AVAILABLE DATA »
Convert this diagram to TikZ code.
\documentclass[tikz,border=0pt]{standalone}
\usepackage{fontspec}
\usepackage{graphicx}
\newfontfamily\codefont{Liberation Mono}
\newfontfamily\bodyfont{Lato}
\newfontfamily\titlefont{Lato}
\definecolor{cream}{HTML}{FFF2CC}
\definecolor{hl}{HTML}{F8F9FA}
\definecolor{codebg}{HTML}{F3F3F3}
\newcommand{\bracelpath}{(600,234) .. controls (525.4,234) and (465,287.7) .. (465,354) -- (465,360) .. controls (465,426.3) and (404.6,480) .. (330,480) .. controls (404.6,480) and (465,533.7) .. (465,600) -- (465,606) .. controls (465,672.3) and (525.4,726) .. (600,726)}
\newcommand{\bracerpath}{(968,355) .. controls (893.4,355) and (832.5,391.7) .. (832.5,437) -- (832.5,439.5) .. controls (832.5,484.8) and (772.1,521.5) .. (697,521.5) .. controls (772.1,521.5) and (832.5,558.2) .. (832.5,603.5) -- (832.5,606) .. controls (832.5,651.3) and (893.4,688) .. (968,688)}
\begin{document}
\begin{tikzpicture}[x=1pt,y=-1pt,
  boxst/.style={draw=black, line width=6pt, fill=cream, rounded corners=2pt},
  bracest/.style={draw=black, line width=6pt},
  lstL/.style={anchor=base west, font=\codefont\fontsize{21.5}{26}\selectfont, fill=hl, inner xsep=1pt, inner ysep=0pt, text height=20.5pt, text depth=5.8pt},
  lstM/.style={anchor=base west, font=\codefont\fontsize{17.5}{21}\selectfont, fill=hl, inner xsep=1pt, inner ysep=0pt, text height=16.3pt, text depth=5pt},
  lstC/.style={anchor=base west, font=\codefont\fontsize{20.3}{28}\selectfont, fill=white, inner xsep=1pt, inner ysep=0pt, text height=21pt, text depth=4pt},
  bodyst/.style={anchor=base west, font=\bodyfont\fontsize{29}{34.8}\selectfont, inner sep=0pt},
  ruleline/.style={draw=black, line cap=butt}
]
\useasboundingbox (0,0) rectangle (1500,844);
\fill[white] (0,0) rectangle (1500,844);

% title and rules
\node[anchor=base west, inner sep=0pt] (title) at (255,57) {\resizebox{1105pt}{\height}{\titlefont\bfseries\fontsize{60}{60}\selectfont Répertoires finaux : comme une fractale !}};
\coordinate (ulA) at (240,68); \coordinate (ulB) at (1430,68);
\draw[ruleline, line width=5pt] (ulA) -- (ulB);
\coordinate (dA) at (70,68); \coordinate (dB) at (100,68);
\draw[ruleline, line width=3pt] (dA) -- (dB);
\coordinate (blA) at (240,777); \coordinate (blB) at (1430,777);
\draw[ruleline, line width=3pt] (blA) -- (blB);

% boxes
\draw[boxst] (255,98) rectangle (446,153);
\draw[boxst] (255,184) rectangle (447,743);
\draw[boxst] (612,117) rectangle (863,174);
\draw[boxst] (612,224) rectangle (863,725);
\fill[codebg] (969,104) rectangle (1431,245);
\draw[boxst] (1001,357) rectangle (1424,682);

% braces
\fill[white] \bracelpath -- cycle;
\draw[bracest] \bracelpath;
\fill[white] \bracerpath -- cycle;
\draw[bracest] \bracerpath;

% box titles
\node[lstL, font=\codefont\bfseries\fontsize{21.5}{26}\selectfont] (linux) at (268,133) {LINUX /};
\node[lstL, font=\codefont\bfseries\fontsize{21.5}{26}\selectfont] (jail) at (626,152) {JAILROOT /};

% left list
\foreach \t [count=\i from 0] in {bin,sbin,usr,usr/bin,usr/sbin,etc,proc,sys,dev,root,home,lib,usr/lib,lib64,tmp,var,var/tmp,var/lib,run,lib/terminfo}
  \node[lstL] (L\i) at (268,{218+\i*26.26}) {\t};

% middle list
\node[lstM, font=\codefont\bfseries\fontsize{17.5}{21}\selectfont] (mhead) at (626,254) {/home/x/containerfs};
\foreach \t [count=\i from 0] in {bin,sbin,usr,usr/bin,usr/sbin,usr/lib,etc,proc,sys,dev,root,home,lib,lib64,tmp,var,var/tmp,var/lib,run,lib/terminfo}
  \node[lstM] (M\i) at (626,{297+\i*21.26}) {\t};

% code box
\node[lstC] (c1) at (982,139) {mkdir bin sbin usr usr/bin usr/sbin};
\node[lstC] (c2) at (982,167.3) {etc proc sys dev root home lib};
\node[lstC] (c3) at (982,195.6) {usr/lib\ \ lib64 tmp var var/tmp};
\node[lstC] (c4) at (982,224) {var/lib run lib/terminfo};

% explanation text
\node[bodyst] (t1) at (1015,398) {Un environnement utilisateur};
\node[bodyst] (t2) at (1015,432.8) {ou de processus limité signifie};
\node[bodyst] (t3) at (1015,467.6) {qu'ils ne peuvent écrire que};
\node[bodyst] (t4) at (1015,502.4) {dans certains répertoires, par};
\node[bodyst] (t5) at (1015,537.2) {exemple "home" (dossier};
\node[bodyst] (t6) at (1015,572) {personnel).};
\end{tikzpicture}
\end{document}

...

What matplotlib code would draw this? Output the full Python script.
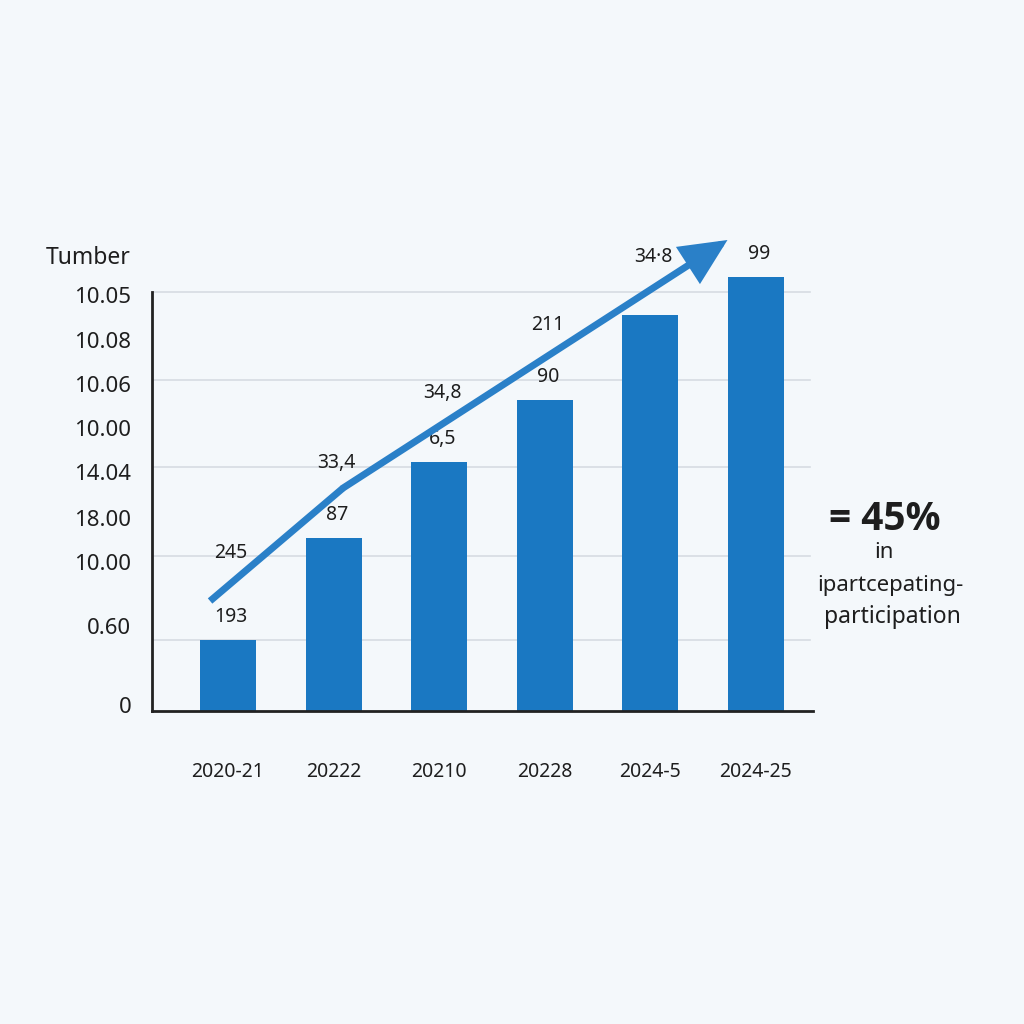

==

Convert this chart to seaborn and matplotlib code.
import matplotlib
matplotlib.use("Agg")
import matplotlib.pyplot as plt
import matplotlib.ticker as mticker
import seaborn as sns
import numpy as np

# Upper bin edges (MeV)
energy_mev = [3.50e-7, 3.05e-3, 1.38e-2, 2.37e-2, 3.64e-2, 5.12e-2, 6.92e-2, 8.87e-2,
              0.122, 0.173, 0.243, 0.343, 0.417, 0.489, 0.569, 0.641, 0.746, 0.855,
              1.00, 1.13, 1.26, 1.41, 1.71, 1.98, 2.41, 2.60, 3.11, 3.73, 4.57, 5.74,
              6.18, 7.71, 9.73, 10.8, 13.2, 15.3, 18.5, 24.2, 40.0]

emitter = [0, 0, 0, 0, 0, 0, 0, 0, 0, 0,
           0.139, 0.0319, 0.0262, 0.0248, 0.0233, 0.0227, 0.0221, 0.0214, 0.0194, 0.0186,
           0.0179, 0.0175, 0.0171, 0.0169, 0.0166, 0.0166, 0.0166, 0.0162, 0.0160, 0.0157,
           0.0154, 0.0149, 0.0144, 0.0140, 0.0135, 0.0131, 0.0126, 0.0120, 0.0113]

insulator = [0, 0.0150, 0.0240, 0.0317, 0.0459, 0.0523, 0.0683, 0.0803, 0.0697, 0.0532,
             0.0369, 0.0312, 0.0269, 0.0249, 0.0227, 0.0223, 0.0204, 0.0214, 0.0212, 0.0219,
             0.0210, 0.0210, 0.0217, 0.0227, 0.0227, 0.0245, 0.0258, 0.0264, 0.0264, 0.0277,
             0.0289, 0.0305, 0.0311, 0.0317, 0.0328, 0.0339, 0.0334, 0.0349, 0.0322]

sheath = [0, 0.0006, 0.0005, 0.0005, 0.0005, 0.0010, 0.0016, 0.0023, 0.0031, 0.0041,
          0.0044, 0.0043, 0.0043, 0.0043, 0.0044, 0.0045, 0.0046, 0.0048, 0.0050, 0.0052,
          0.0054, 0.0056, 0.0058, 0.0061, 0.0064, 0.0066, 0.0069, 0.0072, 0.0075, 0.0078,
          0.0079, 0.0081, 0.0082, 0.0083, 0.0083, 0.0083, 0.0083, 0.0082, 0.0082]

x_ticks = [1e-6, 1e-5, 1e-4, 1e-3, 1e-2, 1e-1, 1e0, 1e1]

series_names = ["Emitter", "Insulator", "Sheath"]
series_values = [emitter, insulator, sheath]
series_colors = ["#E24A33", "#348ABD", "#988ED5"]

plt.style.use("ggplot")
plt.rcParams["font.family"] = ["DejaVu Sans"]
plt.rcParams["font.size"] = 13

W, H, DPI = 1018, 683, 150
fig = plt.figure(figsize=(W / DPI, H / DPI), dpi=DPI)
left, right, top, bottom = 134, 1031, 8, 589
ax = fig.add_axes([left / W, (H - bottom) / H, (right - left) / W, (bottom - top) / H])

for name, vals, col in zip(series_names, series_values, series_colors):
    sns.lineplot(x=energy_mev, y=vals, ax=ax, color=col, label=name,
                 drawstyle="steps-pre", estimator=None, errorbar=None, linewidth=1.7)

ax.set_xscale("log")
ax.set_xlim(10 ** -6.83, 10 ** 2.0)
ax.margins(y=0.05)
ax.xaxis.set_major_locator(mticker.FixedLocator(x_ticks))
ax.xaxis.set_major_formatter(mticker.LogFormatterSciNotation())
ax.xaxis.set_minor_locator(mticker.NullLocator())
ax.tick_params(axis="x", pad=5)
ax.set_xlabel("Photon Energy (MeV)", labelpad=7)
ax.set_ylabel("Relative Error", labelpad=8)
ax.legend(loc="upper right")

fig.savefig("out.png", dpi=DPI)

TASK BRIEF »
Exactly the lines from the line with "Convert this chart" to the line with "0.0126, 0.0120, 0.0113]", both included, are to be extracted, and no others.

RESULT FOR THIS TASK »
Convert this chart to seaborn and matplotlib code.
import matplotlib
matplotlib.use("Agg")
import matplotlib.pyplot as plt
import matplotlib.ticker as mticker
import seaborn as sns
import numpy as np

# Upper bin edges (MeV)
energy_mev = [3.50e-7, 3.05e-3, 1.38e-2, 2.37e-2, 3.64e-2, 5.12e-2, 6.92e-2, 8.87e-2,
              0.122, 0.173, 0.243, 0.343, 0.417, 0.489, 0.569, 0.641, 0.746, 0.855,
              1.00, 1.13, 1.26, 1.41, 1.71, 1.98, 2.41, 2.60, 3.11, 3.73, 4.57, 5.74,
              6.18, 7.71, 9.73, 10.8, 13.2, 15.3, 18.5, 24.2, 40.0]

emitter = [0, 0, 0, 0, 0, 0, 0, 0, 0, 0,
           0.139, 0.0319, 0.0262, 0.0248, 0.0233, 0.0227, 0.0221, 0.0214, 0.0194, 0.0186,
           0.0179, 0.0175, 0.0171, 0.0169, 0.0166, 0.0166, 0.0166, 0.0162, 0.0160, 0.0157,
           0.0154, 0.0149, 0.0144, 0.0140, 0.0135, 0.0131, 0.0126, 0.0120, 0.0113]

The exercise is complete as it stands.